* **DATA SEGMENT**

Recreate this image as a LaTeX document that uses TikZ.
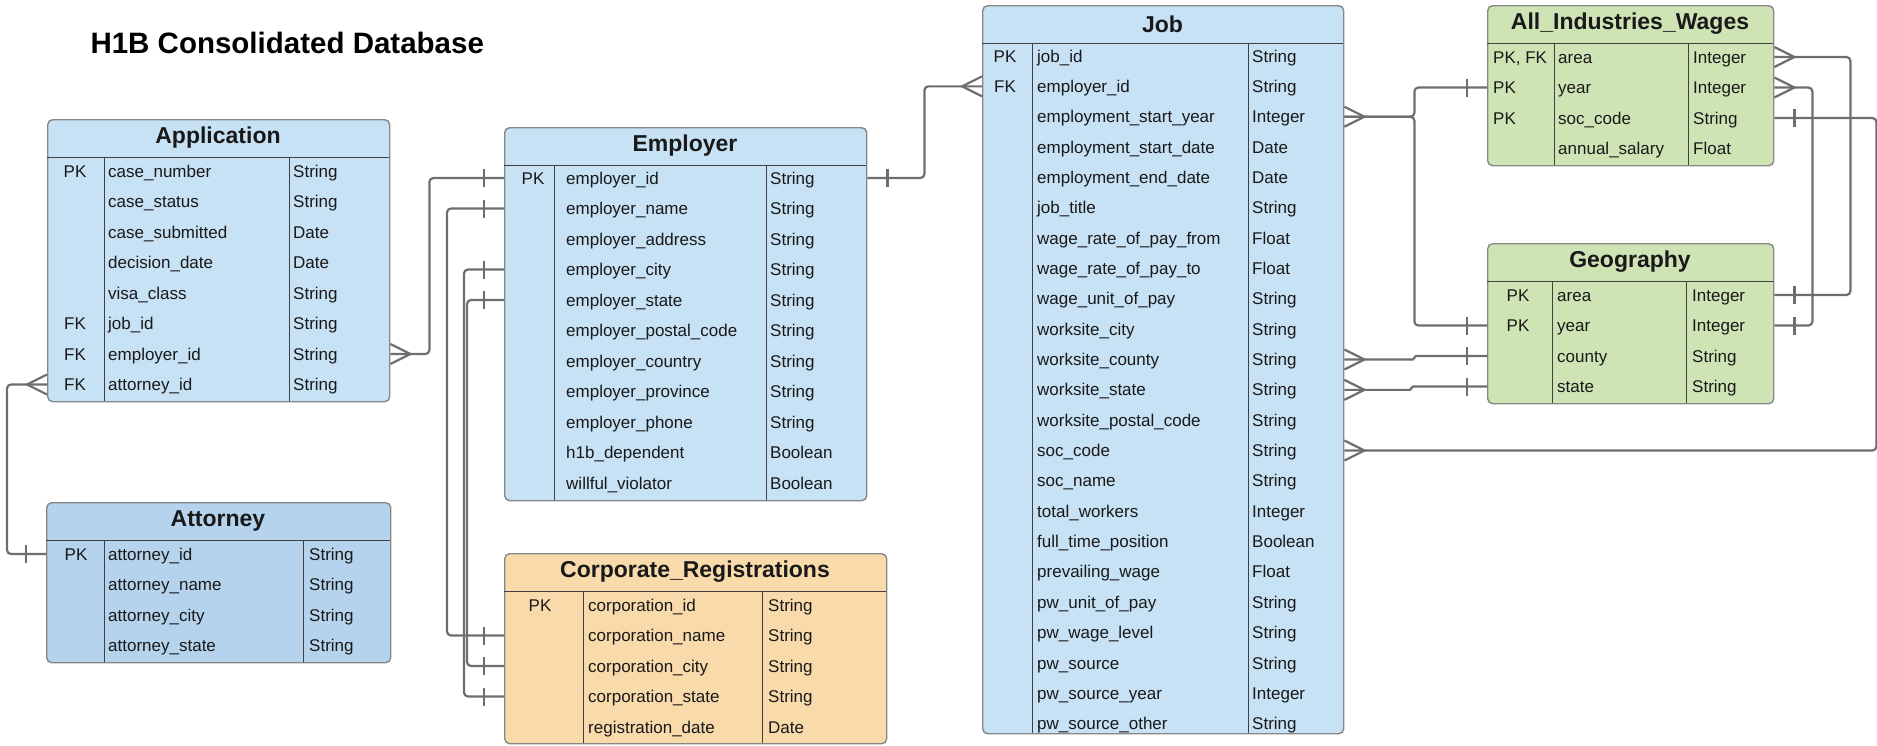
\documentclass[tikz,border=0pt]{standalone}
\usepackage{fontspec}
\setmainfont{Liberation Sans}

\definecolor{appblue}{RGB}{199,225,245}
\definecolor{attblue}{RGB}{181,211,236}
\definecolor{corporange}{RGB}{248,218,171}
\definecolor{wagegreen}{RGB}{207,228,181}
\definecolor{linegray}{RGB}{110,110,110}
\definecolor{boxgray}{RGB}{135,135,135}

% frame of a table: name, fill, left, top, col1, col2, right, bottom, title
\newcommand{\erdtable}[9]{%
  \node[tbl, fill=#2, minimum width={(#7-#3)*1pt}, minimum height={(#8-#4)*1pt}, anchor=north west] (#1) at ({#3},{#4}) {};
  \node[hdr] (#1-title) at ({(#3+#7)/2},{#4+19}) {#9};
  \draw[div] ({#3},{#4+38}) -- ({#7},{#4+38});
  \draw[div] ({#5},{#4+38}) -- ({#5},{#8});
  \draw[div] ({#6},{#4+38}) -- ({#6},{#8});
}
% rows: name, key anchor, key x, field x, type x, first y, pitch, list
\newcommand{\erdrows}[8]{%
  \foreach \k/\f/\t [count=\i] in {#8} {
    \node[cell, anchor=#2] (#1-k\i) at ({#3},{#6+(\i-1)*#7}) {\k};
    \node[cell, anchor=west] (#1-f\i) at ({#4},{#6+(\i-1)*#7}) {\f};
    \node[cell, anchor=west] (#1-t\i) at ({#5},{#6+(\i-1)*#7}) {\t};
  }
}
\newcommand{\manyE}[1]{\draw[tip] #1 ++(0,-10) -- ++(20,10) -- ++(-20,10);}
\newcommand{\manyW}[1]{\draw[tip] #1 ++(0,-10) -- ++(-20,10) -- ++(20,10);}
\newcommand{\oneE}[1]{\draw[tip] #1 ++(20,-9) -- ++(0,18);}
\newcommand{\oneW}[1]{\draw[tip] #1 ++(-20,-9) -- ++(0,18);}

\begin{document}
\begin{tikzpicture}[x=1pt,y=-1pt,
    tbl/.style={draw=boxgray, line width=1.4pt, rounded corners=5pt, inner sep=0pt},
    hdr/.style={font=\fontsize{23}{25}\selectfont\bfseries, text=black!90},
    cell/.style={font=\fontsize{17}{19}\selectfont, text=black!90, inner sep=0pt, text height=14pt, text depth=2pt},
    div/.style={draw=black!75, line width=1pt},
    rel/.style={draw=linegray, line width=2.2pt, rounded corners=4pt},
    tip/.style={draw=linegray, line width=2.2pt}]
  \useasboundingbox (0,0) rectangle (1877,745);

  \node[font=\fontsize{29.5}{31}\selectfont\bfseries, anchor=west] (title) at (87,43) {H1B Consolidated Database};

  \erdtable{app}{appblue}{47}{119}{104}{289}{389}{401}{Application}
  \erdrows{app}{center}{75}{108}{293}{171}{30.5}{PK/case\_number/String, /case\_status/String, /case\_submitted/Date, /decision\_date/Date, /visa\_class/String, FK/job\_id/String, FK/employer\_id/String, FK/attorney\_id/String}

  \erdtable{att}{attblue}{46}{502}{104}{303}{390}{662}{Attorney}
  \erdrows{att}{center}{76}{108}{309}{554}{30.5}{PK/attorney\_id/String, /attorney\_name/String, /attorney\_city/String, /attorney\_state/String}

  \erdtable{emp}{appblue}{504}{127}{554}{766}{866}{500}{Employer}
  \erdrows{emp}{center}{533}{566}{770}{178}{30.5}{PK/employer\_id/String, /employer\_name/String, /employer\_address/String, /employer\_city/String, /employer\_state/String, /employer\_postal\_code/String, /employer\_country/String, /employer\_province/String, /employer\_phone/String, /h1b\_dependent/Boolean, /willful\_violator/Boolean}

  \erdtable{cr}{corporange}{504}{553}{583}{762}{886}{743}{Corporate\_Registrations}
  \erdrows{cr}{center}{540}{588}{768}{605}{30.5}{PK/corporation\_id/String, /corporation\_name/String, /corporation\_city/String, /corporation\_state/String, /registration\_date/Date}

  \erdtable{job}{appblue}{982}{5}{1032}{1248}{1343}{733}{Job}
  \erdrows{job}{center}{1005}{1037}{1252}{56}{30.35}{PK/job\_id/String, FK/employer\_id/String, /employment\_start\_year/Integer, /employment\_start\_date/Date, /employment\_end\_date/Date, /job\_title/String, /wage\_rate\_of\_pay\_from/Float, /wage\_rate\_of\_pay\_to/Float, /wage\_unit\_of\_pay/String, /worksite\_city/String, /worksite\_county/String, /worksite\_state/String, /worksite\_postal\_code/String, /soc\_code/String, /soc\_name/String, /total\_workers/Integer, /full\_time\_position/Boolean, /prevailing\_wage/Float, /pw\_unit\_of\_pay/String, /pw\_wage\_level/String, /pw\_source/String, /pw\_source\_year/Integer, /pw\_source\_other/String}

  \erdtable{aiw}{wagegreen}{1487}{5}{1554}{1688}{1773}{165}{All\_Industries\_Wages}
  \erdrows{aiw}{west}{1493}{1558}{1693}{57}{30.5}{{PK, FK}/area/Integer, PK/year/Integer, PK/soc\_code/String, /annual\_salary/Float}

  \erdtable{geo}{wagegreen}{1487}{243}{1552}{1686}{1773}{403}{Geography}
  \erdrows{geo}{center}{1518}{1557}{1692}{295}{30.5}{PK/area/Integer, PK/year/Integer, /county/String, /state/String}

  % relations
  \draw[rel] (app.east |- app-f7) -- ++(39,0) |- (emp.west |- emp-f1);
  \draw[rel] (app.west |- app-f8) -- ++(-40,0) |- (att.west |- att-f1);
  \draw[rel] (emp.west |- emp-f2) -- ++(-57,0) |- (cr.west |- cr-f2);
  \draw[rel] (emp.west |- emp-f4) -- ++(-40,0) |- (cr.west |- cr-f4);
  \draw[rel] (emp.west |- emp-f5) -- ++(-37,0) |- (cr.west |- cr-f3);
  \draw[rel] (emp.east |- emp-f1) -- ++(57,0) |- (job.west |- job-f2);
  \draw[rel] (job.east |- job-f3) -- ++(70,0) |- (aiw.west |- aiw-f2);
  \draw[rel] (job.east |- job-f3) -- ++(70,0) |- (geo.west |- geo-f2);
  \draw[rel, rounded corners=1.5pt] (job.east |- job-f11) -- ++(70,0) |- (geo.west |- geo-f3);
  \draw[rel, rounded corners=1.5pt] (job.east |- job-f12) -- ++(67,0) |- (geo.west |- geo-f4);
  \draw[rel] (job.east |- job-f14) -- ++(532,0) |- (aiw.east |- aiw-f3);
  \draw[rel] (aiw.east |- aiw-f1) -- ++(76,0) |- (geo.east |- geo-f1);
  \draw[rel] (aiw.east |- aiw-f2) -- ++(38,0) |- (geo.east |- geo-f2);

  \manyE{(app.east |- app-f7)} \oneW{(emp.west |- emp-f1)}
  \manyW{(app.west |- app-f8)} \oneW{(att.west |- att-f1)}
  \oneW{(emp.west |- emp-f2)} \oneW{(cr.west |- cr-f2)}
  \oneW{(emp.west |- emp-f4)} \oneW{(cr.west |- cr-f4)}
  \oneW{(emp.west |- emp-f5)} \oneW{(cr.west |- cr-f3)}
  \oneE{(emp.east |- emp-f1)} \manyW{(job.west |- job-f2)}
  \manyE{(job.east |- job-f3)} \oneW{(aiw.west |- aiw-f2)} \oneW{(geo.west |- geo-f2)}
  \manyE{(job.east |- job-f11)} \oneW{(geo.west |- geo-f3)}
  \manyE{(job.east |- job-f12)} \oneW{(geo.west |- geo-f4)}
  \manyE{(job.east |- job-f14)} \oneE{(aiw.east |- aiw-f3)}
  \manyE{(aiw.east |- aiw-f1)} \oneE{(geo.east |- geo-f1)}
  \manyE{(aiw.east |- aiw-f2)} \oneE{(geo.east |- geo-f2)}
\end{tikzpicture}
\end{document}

* **THE PROBLEM**
Begin at the first line of the data above and repeat each line exactly, stopping after the line containing "anchor=west] (title) at". Omit the pictures.

* **REPLY TO THE TASK**
Recreate this image as a LaTeX document that uses TikZ.
\documentclass[tikz,border=0pt]{standalone}
\usepackage{fontspec}
\setmainfont{Liberation Sans}

\definecolor{appblue}{RGB}{199,225,245}
\definecolor{attblue}{RGB}{181,211,236}
\definecolor{corporange}{RGB}{248,218,171}
\definecolor{wagegreen}{RGB}{207,228,181}
\definecolor{linegray}{RGB}{110,110,110}
\definecolor{boxgray}{RGB}{135,135,135}

% frame of a table: name, fill, left, top, col1, col2, right, bottom, title
\newcommand{\erdtable}[9]{%
  \node[tbl, fill=#2, minimum width={(#7-#3)*1pt}, minimum height={(#8-#4)*1pt}, anchor=north west] (#1) at ({#3},{#4}) {};
  \node[hdr] (#1-title) at ({(#3+#7)/2},{#4+19}) {#9};
  \draw[div] ({#3},{#4+38}) -- ({#7},{#4+38});
  \draw[div] ({#5},{#4+38}) -- ({#5},{#8});
  \draw[div] ({#6},{#4+38}) -- ({#6},{#8});
}
% rows: name, key anchor, key x, field x, type x, first y, pitch, list
\newcommand{\erdrows}[8]{%
  \foreach \k/\f/\t [count=\i] in {#8} {
    \node[cell, anchor=#2] (#1-k\i) at ({#3},{#6+(\i-1)*#7}) {\k};
    \node[cell, anchor=west] (#1-f\i) at ({#4},{#6+(\i-1)*#7}) {\f};
    \node[cell, anchor=west] (#1-t\i) at ({#5},{#6+(\i-1)*#7}) {\t};
  }
}
\newcommand{\manyE}[1]{\draw[tip] #1 ++(0,-10) -- ++(20,10) -- ++(-20,10);}
\newcommand{\manyW}[1]{\draw[tip] #1 ++(0,-10) -- ++(-20,10) -- ++(20,10);}
\newcommand{\oneE}[1]{\draw[tip] #1 ++(20,-9) -- ++(0,18);}
\newcommand{\oneW}[1]{\draw[tip] #1 ++(-20,-9) -- ++(0,18);}

\begin{document}
\begin{tikzpicture}[x=1pt,y=-1pt,
    tbl/.style={draw=boxgray, line width=1.4pt, rounded corners=5pt, inner sep=0pt},
    hdr/.style={font=\fontsize{23}{25}\selectfont\bfseries, text=black!90},
    cell/.style={font=\fontsize{17}{19}\selectfont, text=black!90, inner sep=0pt, text height=14pt, text depth=2pt},
    div/.style={draw=black!75, line width=1pt},
    rel/.style={draw=linegray, line width=2.2pt, rounded corners=4pt},
    tip/.style={draw=linegray, line width=2.2pt}]
  \useasboundingbox (0,0) rectangle (1877,745);

  \node[font=\fontsize{29.5}{31}\selectfont\bfseries, anchor=west] (title) at (87,43) {H1B Consolidated Database};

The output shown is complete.